Although Project X does not purport to be anything more than a rager to end all ragers, it still lacks substance. Movies like Superbad and House Party have more of a plot even though they are still mindless movies. Project X throws that aspect away. Sure, there are some really funny gag moments. The drug dealer, T-Rick (Rick Shapiro), is completely crazy and eventually sets fire to the whole neighborhood with a makeshift flame-thrower in search of his garden gnome full of ecstasy. Then there is the stock character of the angry little person (Martin Klebba) who goes around punching people of all genders in retaliation for being stuffed in an oven. However, this shtick can get old (and rather tasteless) fairly quickly in an 88 minute movie.
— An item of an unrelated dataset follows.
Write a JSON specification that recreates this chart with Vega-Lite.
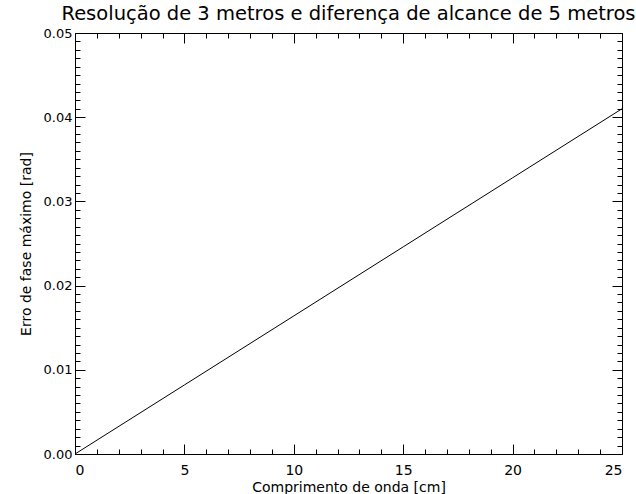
{
  "$schema": "https://vega.github.io/schema/vega-lite/v6.json",
  "autosize": {"type": "none"},
  "width": 547,
  "height": 421,
  "padding": {"left": 75, "top": 33, "right": 14, "bottom": 40},
  "background": "white",
  "title": {
    "text": "Resolução de 3 metros e diferença de alcance de 5 metros",
    "font": "DejaVu Sans",
    "fontSize": 19.5,
    "fontWeight": "normal",
    "color": "#000",
    "anchor": "middle",
    "offset": 3
  },
  "config": {
    "view": {"stroke": "#000", "strokeWidth": 1},
    "axis": {
      "domain": false,
      "grid": false,
      "ticks": true,
      "tickColor": "#000",
      "tickWidth": 1,
      "tickOpacity": 1,
      "labelFont": "DejaVu Sans",
      "labelFontSize": 13,
      "labelColor": "#000",
      "titleFont": "DejaVu Sans",
      "titleFontSize": 14,
      "titleFontWeight": "normal",
      "titleColor": "#000"
    }
  },
  "data": {
    "values": [
      {"lambda": 0, "erro": 0},
      {"lambda": 5, "erro": 0.0082},
      {"lambda": 10, "erro": 0.0164},
      {"lambda": 15, "erro": 0.0246},
      {"lambda": 20, "erro": 0.0328},
      {"lambda": 25, "erro": 0.041}
    ]
  },
  "resolve": {"axis": {"x": "independent", "y": "independent"}},
  "layer": [
    {
      "mark": {"type": "line", "color": "#000", "strokeWidth": 1},
      "encoding": {
        "x": {"field": "lambda", "type": "quantitative",
          "scale": {"domain": [0, 25], "nice": false, "zero": false},
          "axis": {"orient": "bottom", "values": [0, 5, 10, 15, 20, 25], "tickSize": -10,
            "labelPadding": 19, "labelFontSize": 14, "format": "d",
            "title": "Comprimento de onda [cm]", "titlePadding": 3}},
        "y": {"field": "erro", "type": "quantitative",
          "scale": {"domain": [0, 0.05], "nice": false, "zero": false},
          "axis": {"orient": "left", "values": [0, 0.01, 0.02, 0.03, 0.04, 0.05], "tickSize": -10,
            "labelPadding": 13, "format": ".2f",
            "title": "Erro de fase máximo [rad]", "titlePadding": 10}}
      }
    },
    {
      "mark": {"type": "line", "opacity": 0},
      "encoding": {
        "x": {"field": "lambda", "type": "quantitative",
          "axis": {"orient": "bottom", "values": [1,2,3,4,6,7,8,9,11,12,13,14,16,17,18,19,21,22,23,24], "tickSize": -5, "labels": false, "title": null}},
        "y": {"field": "erro", "type": "quantitative",
          "axis": {"orient": "left", "values": [0.001,0.002,0.003,0.004,0.005,0.006,0.007,0.008,0.009,0.011,0.012,0.013,0.014,0.015,0.016,0.017,0.018,0.019,0.021,0.022,0.023,0.024,0.025,0.026,0.027,0.028,0.029,0.031,0.032,0.033,0.034,0.035,0.036,0.037,0.038,0.039,0.041,0.042,0.043,0.044,0.045,0.046,0.047,0.048,0.049], "tickSize": -5, "labels": false, "title": null}}
      }
    },
    {
      "mark": {"type": "line", "opacity": 0},
      "encoding": {
        "x": {"field": "lambda", "type": "quantitative",
          "axis": {"orient": "top", "values": [0, 5, 10, 15, 20, 25], "tickSize": -10, "labels": false, "title": null}},
        "y": {"field": "erro", "type": "quantitative",
          "axis": {"orient": "right", "values": [0, 0.01, 0.02, 0.03, 0.04, 0.05], "tickSize": -10, "labels": false, "title": null}}
      }
    },
    {
      "mark": {"type": "line", "opacity": 0},
      "encoding": {
        "x": {"field": "lambda", "type": "quantitative",
          "axis": {"orient": "top", "values": [1,2,3,4,6,7,8,9,11,12,13,14,16,17,18,19,21,22,23,24], "tickSize": -5, "labels": false, "title": null}},
        "y": {"field": "erro", "type": "quantitative",
          "axis": {"orient": "right", "values": [0.001,0.002,0.003,0.004,0.005,0.006,0.007,0.008,0.009,0.011,0.012,0.013,0.014,0.015,0.016,0.017,0.018,0.019,0.021,0.022,0.023,0.024,0.025,0.026,0.027,0.028,0.029,0.031,0.032,0.033,0.034,0.035,0.036,0.037,0.038,0.039,0.041,0.042,0.043,0.044,0.045,0.046,0.047,0.048,0.049], "tickSize": -5, "labels": false, "title": null}}
      }
    }
  ]
}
Then you’ve got the best friend and the bodyguards who never cease to deliver a gem while onscreen. First there is Costa, the quintessential best friend trying to give his buddy a night to remember while also living up to the hype that he builds about himself throughout the show. At the movie’s end, Costa is awaiting results from multiple paternity tests from that night. Oliver Cooper does an incredible job embodying the creepy, oversexed teen. He is definitely a stand-out performer. And there is the security team, who tries its best to keep the party under control. Everett (Brady Hender) stands out as the taser-wielding mini bodyguard. He may not be able to do a lot of damage, but he still is a criminal mastermind in the works. Let’s hope he returns in the sequel.
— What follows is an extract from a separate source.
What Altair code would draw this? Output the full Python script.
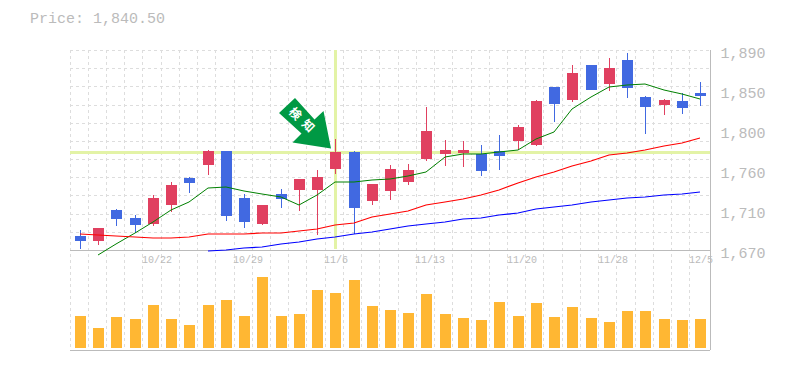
import altair as alt
import pandas as pd

idx = list(range(1, 36))
tops = [1685,1694,1714,1705,1727,1741.5,1749,1779,1779,1727,1719.5,1731.5,1748,1750,1778,1778,1742.5,1759,1758,1801,1780,1780,1775.5,1779,1805,1834,1849,1864.5,1873.5,1870,1879,1838,1835,1834,1843]
bots = [1680,1680,1704,1697,1699,1719,1744,1764,1707,1701,1699,1726,1736,1736,1759,1716.5,1724,1735,1745,1770,1775.5,1777,1757,1773.5,1790,1785.5,1830.5,1835,1846,1852.5,1848,1827,1829.5,1826,1839.5]
highs = [1692,1694,1715,1708.5,1730.5,1745,1750,1780,1779,1731.5,1719.5,1737,1748,1758,1792,1779,1742.5,1763.5,1764.5,1827,1791,1790,1785.5,1796.5,1807.5,1835,1849,1873.5,1873.5,1881,1887,1839.5,1836,1843,1855]
lows = [1671,1676,1696,1689,1696,1712,1733,1752,1702,1694.5,1697.5,1716.5,1713,1686,1753.5,1688,1719.5,1725,1741.5,1768,1762.5,1761,1751.5,1758,1780,1784.5,1811,1833,1846,1845,1837,1797.5,1818.5,1819.5,1828.5]
kinds = list("BRBBRRBRBBRBRRRBRRRRRRBBRRBRBRBBRBB")
vols = [32,20,31,29,43,29,23,43,48,32,71,32,34,58,55,68,42,38,35,54,34,30,28,46,32,45,31,41,30,26,37,37,29,28,29]
ma_short = [None,1665,1676.6,1688.7,1700.8,1714,1723,1738,1739,1735,1731.6,1728.6,1720,1730,1744.5,1745,1747,1748,1751.4,1756,1772,1775.6,1775.6,1778,1780,1792,1800,1825,1838,1849,1851,1852.6,1846,1842,1836]
ma_mid = [1687.6,1687,1685.4,1684.3,1683,1683.5,1684.6,1687.3,1687.3,1687.3,1688.4,1689,1690.6,1692.8,1697.5,1700,1706,1709.6,1713,1720,1722.5,1726,1731,1736,1743.4,1750.6,1756,1762.7,1768,1774,1777,1780,1784,1788,1793]
ma_long = [None]*7 + [1668.6,1670,1672,1673.6,1676.6,1678.8,1681.8,1684.6,1687.6,1690,1693,1696,1698.6,1701,1703.8,1705,1708.5,1710.7,1715,1717.6,1720,1722.5,1724.7,1727,1728.6,1730,1732,1734]
date_idx = [5, 10, 15, 20, 25, 30, 35]
date_lbl = ["10/22", "10/29", "11/6", "11/13", "11/20", "11/28", "12/5"]
price_ticks = [1670, 1714, 1758, 1802, 1846, 1890]
grid_y = [1670 + 20 * i for i in range(12)]
grid_x = [0.45] + [0.417 + i for i in range(1, 35)]
cross_idx = 15
cross_price = 1777.5
price_text = "Price: 1,840.50"
arrow_text = "検知"

RED, BLUE, ORANGE, GRAY = "#E04060", "#4169E1", "#FFB733", "#BBBBBB"
CROSS = "#E3F3A6"
GREEN_ARROW = "#009944"
MONO = "Liberation Mono"

candles = pd.DataFrame(dict(i=idx, top=tops, bot=bots, hi=highs, lo=lows, kind=kinds, vol=vols))
X = alt.X("i:Q", scale=alt.Scale(domain=[0.45, 35.55], nice=False, zero=False, padding=0, round=True), axis=None)
PS = alt.Scale(domain=[1560, 1890], nice=False, zero=False, round=True)
VS = alt.Scale(domain=[-2, 298], nice=False, zero=False, round=True)
col = alt.Color("kind:N", scale=alt.Scale(domain=["R", "B"], range=[RED, BLUE]), legend=None)


def Y(f):
    return alt.Y(f, scale=PS, axis=None, title=None)


vgrid = alt.Chart(pd.DataFrame({"i": grid_x})).mark_rule(color="#DDDDDD", strokeWidth=1, strokeDash=[3, 3], xOffset=0.5).encode(x=X)
hgrid = alt.Chart(pd.DataFrame({"p": grid_y})).mark_rule(color="#DDDDDD", strokeWidth=1, strokeDash=[3, 3], yOffset=0.5).encode(
    y=Y("p:Q"), x=alt.value(0), x2=alt.value(640))
axis_p = alt.Chart(pd.DataFrame({"p": price_ticks})).mark_rule(opacity=0).encode(
    y=alt.Y("p:Q", scale=PS, title=None, axis=alt.Axis(
        orient="right", values=price_ticks, grid=False, domain=False, ticks=False,
        labelFont=MONO, labelFontSize=15, labelColor=GRAY, labelPadding=10, labelOffset=2,
        labelExpr="format(round(datum.value/10)*10, ',')")))
base_p = alt.Chart(pd.DataFrame({"p": [1670]})).mark_rule(color=GRAY, strokeWidth=1, yOffset=0.5).encode(
    y=Y("p:Q"), x=alt.value(0), x2=alt.value(640))
frame_r = alt.Chart(pd.DataFrame({"a": [1]})).mark_rule(color=GRAY, strokeWidth=1, xOffset=0.5).encode(
    x=alt.value(640), y=alt.value(0), y2=alt.value(300))
frame_b = alt.Chart(pd.DataFrame({"a": [1]})).mark_rule(color=GRAY, strokeWidth=1, yOffset=0.5).encode(
    x=alt.value(0), x2=alt.value(640), y=alt.value(300))
cross_h = alt.Chart(pd.DataFrame({"p": [cross_price]})).mark_rule(color=CROSS, strokeWidth=3, yOffset=0.5).encode(
    y=Y("p:Q"), x=alt.value(0), x2=alt.value(640))
cross_v = alt.Chart(pd.DataFrame({"i": [cross_idx], "a": [1890], "b": [1671]})).mark_rule(color=CROSS, strokeWidth=3, xOffset=0.5).encode(
    x=X, y=Y("a:Q"), y2="b:Q")
wick = alt.Chart(candles).mark_rule(strokeWidth=1, xOffset=0.5).encode(x=X, y=Y("hi:Q"), y2="lo:Q", color=col)
body = alt.Chart(candles).mark_bar(size=11, xOffset=0.5).encode(x=X, y=Y("top:Q"), y2="bot:Q", color=col)


def ma(vals, color, w):
    df = pd.DataFrame({"i": idx, "v": vals}).dropna()
    return alt.Chart(df).mark_line(color=color, strokeWidth=w).encode(x=X, y=Y("v:Q"))


vol = alt.Chart(candles).mark_bar(size=11, color=ORANGE, xOffset=0.5).encode(
    x=X, y=alt.Y("vol:Q", scale=VS, axis=None, title=None), y2=alt.Y2(datum=0))
dates = alt.Chart(pd.DataFrame({"i": date_idx, "t": date_lbl})).mark_text(
    font=MONO, fontSize=10, color=GRAY, align="left", dx=-11).encode(x=X, y=alt.value(210), text="t:N")
title = alt.Chart(pd.DataFrame({"t": [price_text]})).mark_text(
    font=MONO, fontSize=15, color=GRAY, align="left").encode(x=alt.value(-40), y=alt.value(-32), text="t:N")

# arrow, in symbol units (about 50 px per unit), centred at the mark's position
ARROW = "M-0.2,-0.5 L-0.52,-0.2 L-0.07,0.21 L-0.25,0.39 L0.52,0.51 L0.37,-0.24 L0.19,-0.07 Z"
arrow = alt.Chart(pd.DataFrame({"i": [13.34], "p": [1810]})).mark_point(
    shape=ARROW, filled=True, size=10000, color=GREEN_ARROW, opacity=1).encode(x=X, y=Y("p:Q"))
atext = alt.Chart(pd.DataFrame({"i": [12.79, 13.5], "p": [1819.6, 1806.4], "t": list(arrow_text)})).mark_text(
    font="Noto Sans CJK JP", fontSize=12, fontWeight="bold", color="white", angle=45).encode(
    x=X, y=Y("p:Q"), text="t:N")

chart = alt.layer(
    vgrid, hgrid, base_p, frame_r, frame_b, cross_h, cross_v, wick, body,
    ma(ma_short, "#008000", 1), ma(ma_mid, "#FF0000", 1.2), ma(ma_long, "#0000FF", 1.2),
    vol, dates, title, arrow, atext, axis_p,
).resolve_scale(y="independent", color="independent").properties(
    width=640, height=300, autosize="none",
    padding={"left": 62, "top": 42, "right": 67, "bottom": 10},
).configure_view(stroke=None)

chart.save("out.html", embed_options={"renderer": "svg", "actions": False})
On the other hand, there is Thomas Kub, who just remains a one-note character. You do wish that this night ends well for him; even even his parents think of him as a loser. Still, Kub does not really break this stereotype as the party is ultimately out of his hands, and he never fully takes advantage of the scene. He simply walks through it trying to maintain control until eventually he grows resigned. Sadly, Kub does not even accomplish his main goal of getting together with a girl whether it’s a girl who has always been by his side (Kirby played by … Kirby Bliss Blanton) or the girl of his dreams (Alexis Knapp). Sure, Kub realizes that Kirby is the girl he wants by the end of the film, but the audience is left hanging.
The writers miss another brilliant opportunity by failing to unveil the mystery behind Dax. The dark teen with an unknown past remains behind the camera or disappears when someone else takes the camera. He never misses an intimate or crude moment.
Nevertheless, the party must go on. Despite the one-dimensional characters and outbursts of insanity, Nourizadeh refreshes the genre that makes the movie flow in real-time. There’s a lot of work to be done on the sequel. But in the meantime, let the parties commence.